The framework has specific implications for education and for parenting in the age of AI. A system that teaches students to generate outputs using AI tools addresses a problem the machine can solve. A system that teaches students to sit with the purpose question — to cultivate the biographical depth and embodied specificity that make the question possible — addresses a problem the machine cannot solve and that the machine's proliferation makes more urgent. The question is the candle in the darkness. The darkness grows. The candle must be tended.
The question is given its contemporary formulation in Edo Segal's You On AI, which identifies the twelve-year-old's asking as the form of cognition no machine can currently originate. The Spinozist reading developed in this volume traces the question's structural connection to scientia intuitiva and to the amor intellectualis Dei.

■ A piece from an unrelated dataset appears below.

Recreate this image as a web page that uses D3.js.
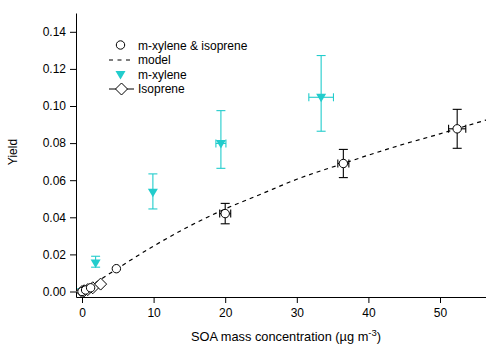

The underlying intuition has Aristotelian roots — the question of human flourishing as the question of what activity the human being is for — and has been reformulated in every major ethical tradition. Spinoza's contribution is the rigorous demonstration that the question's answer is not a content but a practice: the activity of adequate understanding itself.
Origination, not processing. The machine can process the question but cannot originate it; origination requires the biographical stakes that make the question urgent rather than abstract.
Caring as attribute, not function. Caring, in Spinoza's sense, is the attribute of thought at its most intense expression in a finite mode — not a computational capacity but a mode of being.
Practice, not solution. The answer is the ongoing practice of adequate understanding, not a destination external to the asking.
Limit of training data. The question marks a limit that scaling cannot cross; the limit is structural, not quantitative.
Educational priority. The most urgent educational task in the age of AI is the cultivation of the capacity to sit with the question — not the capacity to generate outputs the machine can generate more efficiently.